===== Dataset extract

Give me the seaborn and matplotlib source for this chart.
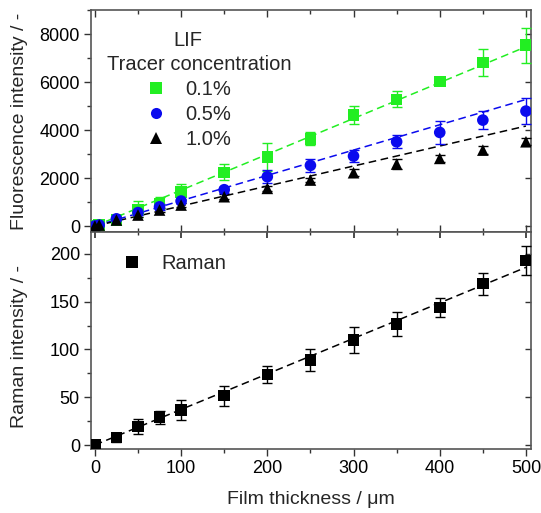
import numpy as np
import pandas as pd
import matplotlib
matplotlib.use("Agg")
import matplotlib.pyplot as plt
import seaborn as sns
from matplotlib.ticker import MultipleLocator
from matplotlib.lines import Line2D

# ---------------- data ----------------
lif_x = [0, 5, 25, 50, 75, 100, 150, 200, 250, 300, 350, 400, 450, 500]
lif_01 = [0, 40, 250, 695, 946, 1420, 2240, 2890, 3645, 4646, 5290, 6037, 6830, 7554]
lif_01_err = [40, 40, 120, 330, 245, 350, 330, 580, 270, 380, 340, 100, 550, 730]
lif_05 = [0, 40, 300, 560, 800, 1043, 1516, 2059, 2532, 2921, 3519, 3909, 4423, 4799]
lif_05_err = [40, 40, 100, 120, 120, 100, 120, 265, 260, 245, 265, 490, 380, 535]
lif_10 = [0, 40, 250, 459, 668, 876, 1224, 1572, 1920, 2226, 2587, 2824, 3171, 3519]
lif_10_err = [40, 40, 80, 80, 100, 100, 100, 100, 100, 150, 200, 150, 150, 150]
lif_labels = ["0.1%", "0.5%", "1.0%"]
lif_slopes = [14.97, 10.57, 8.35]

raman_x = [0, 25, 50, 75, 100, 150, 200, 250, 300, 350, 400, 450, 500]
raman_y = [0, 7.7, 19.2, 29, 36.6, 51.7, 74, 89.3, 110, 127, 143.8, 169, 193]
raman_err = [1.5, 4.5, 7.5, 7, 10, 10.5, 9, 11.5, 14, 12.5, 10, 11.5, 15]
raman_slope = 0.372

fit_x = [0, 500]

# ---------------- style ----------------
sns.set_theme(style="ticks")
plt.rcParams["font.family"] = ["Liberation Sans", "DejaVu Sans"]

fig = plt.figure(figsize=(5.41, 5.13), dpi=100)
L, R = 91 / 541, 530.7 / 541
ax1 = fig.add_axes([L, 1 - 232 / 513, R - L, (232 - 10.5) / 513])
ax2 = fig.add_axes([L, 1 - 449.3 / 513, R - L, (449.3 - 232) / 513])

colors = ["#22ee22", "#0a0aee", "black"]
markers = ["s", "o", "^"]
series = [(lif_01, lif_01_err), (lif_05, lif_05_err), (lif_10, lif_10_err)]

for (vals, errs), c, m, lab, slope in zip(series, colors, markers, lif_labels, lif_slopes):
    df = pd.DataFrame({"x": fit_x, "y": [slope * v for v in fit_x]})
    sns.lineplot(data=df, x="x", y="y", ax=ax1, color=c, lw=1.1,
                 linestyle=(0, (5, 3)), legend=False, zorder=2)
    ax1.errorbar(lif_x, vals, yerr=errs, fmt="none", ecolor=c, elinewidth=1.0,
                 capsize=3.5, capthick=1.0, zorder=3)
    d = pd.DataFrame({"x": lif_x, "y": vals})
    sns.scatterplot(data=d, x="x", y="y", ax=ax1, color=c, marker=m, s=70,
                    edgecolor="none", legend=False, zorder=4)

df = pd.DataFrame({"x": fit_x, "y": [raman_slope * v for v in fit_x]})
sns.lineplot(data=df, x="x", y="y", ax=ax2, color="black", lw=1.1,
             linestyle=(0, (5, 3)), legend=False, zorder=2)
ax2.errorbar(raman_x, raman_y, yerr=raman_err, fmt="none", ecolor="black",
             elinewidth=1.0, capsize=3.5, capthick=1.0, zorder=3)
sns.scatterplot(data=pd.DataFrame({"x": raman_x, "y": raman_y}), x="x", y="y",
                ax=ax2, color="black", marker="s", s=70, edgecolor="none",
                legend=False, zorder=4)

# axes limits / ticks
for ax in (ax1, ax2):
    ax.set_xlim(-4.5, 505.5)
    ax.xaxis.set_major_locator(MultipleLocator(100))
    ax.xaxis.set_minor_locator(MultipleLocator(50))
    for s in ax.spines.values():
        s.set_color("#555555")
        s.set_linewidth(1.2)
    ax.tick_params(which="both", colors="#333333", labelcolor="black", labelsize=13)
    ax.tick_params(which="major", length=5, width=1, pad=3)
    ax.tick_params(which="minor", length=3, width=1)
    ax.set_xlabel("")
    ax.set_ylabel("")

ax1.set_ylim(-250, 9000)
ax1.yaxis.set_major_locator(MultipleLocator(2000))
ax1.yaxis.set_minor_locator(MultipleLocator(1000))
ax1.tick_params(axis="x", which="both", direction="in", top=True, bottom=True, labelbottom=False)
ax1.tick_params(axis="y", which="both", direction="out", left=True, right=False)

ax2.set_ylim(-4.5, 223)
ax2.yaxis.set_major_locator(MultipleLocator(50))
ax2.yaxis.set_minor_locator(MultipleLocator(25))
ax2.tick_params(axis="x", which="both", direction="out", bottom=True, top=False)
ax2.tick_params(axis="y", which="both", direction="out", left=True, right=False)

# inward ticks on right and top
for ax in (ax1, ax2):
    sec = ax.secondary_yaxis("right")
    sec.set_yticks(ax.get_yticks(minor=False))
    sec.tick_params(direction="in", length=4, width=1, labelright=False, colors="#333333")
    sec.spines["right"].set_visible(False)
sec2 = ax2.secondary_xaxis("top")
sec2.xaxis.set_major_locator(MultipleLocator(100))
sec2.xaxis.set_minor_locator(MultipleLocator(50))
sec2.tick_params(which="both", direction="in", labeltop=False, colors="#333333")
sec2.tick_params(which="major", length=4)
sec2.tick_params(which="minor", length=2.5)
sec2.spines["top"].set_visible(False)

ax2.set_xlabel("Film thickness / μm", fontsize=14, labelpad=10)
fig.text(20 / 541, (1 - 232 / 513 + 1 - 10.5 / 513) / 2, "Fluorescence intensity / -",
         rotation=90, ha="center", va="center", fontsize=14)
fig.text(20 / 541, 1 - 346 / 513, "Raman intensity / -",
         rotation=90, ha="center", va="center", fontsize=14)

# legends
fig.text(188 / 541, 1 - 40 / 513, "LIF", ha="center", va="center", fontsize=14.5)
fig.text(199 / 541, 1 - 64 / 513, "Tracer concentration", ha="center", va="center", fontsize=14.5)
handles = [Line2D([], [], ls="none", marker=m, color=c, markersize=8, markeredgewidth=0)
           for m, c in zip(markers, colors)]
ax1.legend(handles, lif_labels, loc="upper left", bbox_to_anchor=(144 / 541, 1 - 80 / 513),
           bbox_transform=fig.transFigure, frameon=False, fontsize=14.5, borderaxespad=0,
           handletextpad=0.85, labelspacing=0.3, borderpad=0, handlelength=1.2)
h2 = [Line2D([], [], ls="none", marker="s", color="black", markersize=8, markeredgewidth=0)]
ax2.legend(h2, ["Raman"], loc="upper left", bbox_to_anchor=(120 / 541, 1 - 254 / 513),
           bbox_transform=fig.transFigure, frameon=False, fontsize=14.5, borderaxespad=0,
           handletextpad=0.85, borderpad=0, handlelength=1.2)

fig.savefig("out.png", dpi=100)
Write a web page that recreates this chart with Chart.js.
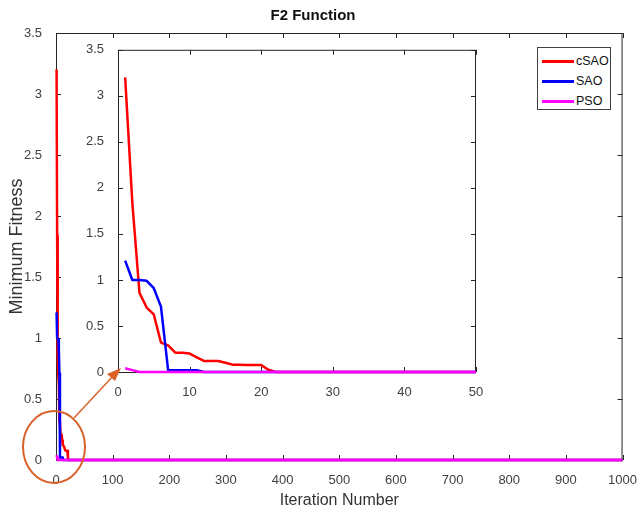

==========

Your goal
Repeat exactly the lines from the start of the entries down to the line with "lif_05_err), (lif_10, lif_10_err)]", keeping both ends but none of the pictures.

Task output
Give me the seaborn and matplotlib source for this chart.
import numpy as np
import pandas as pd
import matplotlib
matplotlib.use("Agg")
import matplotlib.pyplot as plt
import seaborn as sns
from matplotlib.ticker import MultipleLocator
from matplotlib.lines import Line2D

# ---------------- data ----------------
lif_x = [0, 5, 25, 50, 75, 100, 150, 200, 250, 300, 350, 400, 450, 500]
lif_01 = [0, 40, 250, 695, 946, 1420, 2240, 2890, 3645, 4646, 5290, 6037, 6830, 7554]
lif_01_err = [40, 40, 120, 330, 245, 350, 330, 580, 270, 380, 340, 100, 550, 730]
lif_05 = [0, 40, 300, 560, 800, 1043, 1516, 2059, 2532, 2921, 3519, 3909, 4423, 4799]
lif_05_err = [40, 40, 100, 120, 120, 100, 120, 265, 260, 245, 265, 490, 380, 535]
lif_10 = [0, 40, 250, 459, 668, 876, 1224, 1572, 1920, 2226, 2587, 2824, 3171, 3519]
lif_10_err = [40, 40, 80, 80, 100, 100, 100, 100, 100, 150, 200, 150, 150, 150]
lif_labels = ["0.1%", "0.5%", "1.0%"]
lif_slopes = [14.97, 10.57, 8.35]

raman_x = [0, 25, 50, 75, 100, 150, 200, 250, 300, 350, 400, 450, 500]
raman_y = [0, 7.7, 19.2, 29, 36.6, 51.7, 74, 89.3, 110, 127, 143.8, 169, 193]
raman_err = [1.5, 4.5, 7.5, 7, 10, 10.5, 9, 11.5, 14, 12.5, 10, 11.5, 15]
raman_slope = 0.372

fit_x = [0, 500]

# ---------------- style ----------------
sns.set_theme(style="ticks")
plt.rcParams["font.family"] = ["Liberation Sans", "DejaVu Sans"]

fig = plt.figure(figsize=(5.41, 5.13), dpi=100)
L, R = 91 / 541, 530.7 / 541
ax1 = fig.add_axes([L, 1 - 232 / 513, R - L, (232 - 10.5) / 513])
ax2 = fig.add_axes([L, 1 - 449.3 / 513, R - L, (449.3 - 232) / 513])

colors = ["#22ee22", "#0a0aee", "black"]
markers = ["s", "o", "^"]
series = [(lif_01, lif_01_err), (lif_05, lif_05_err), (lif_10, lif_10_err)]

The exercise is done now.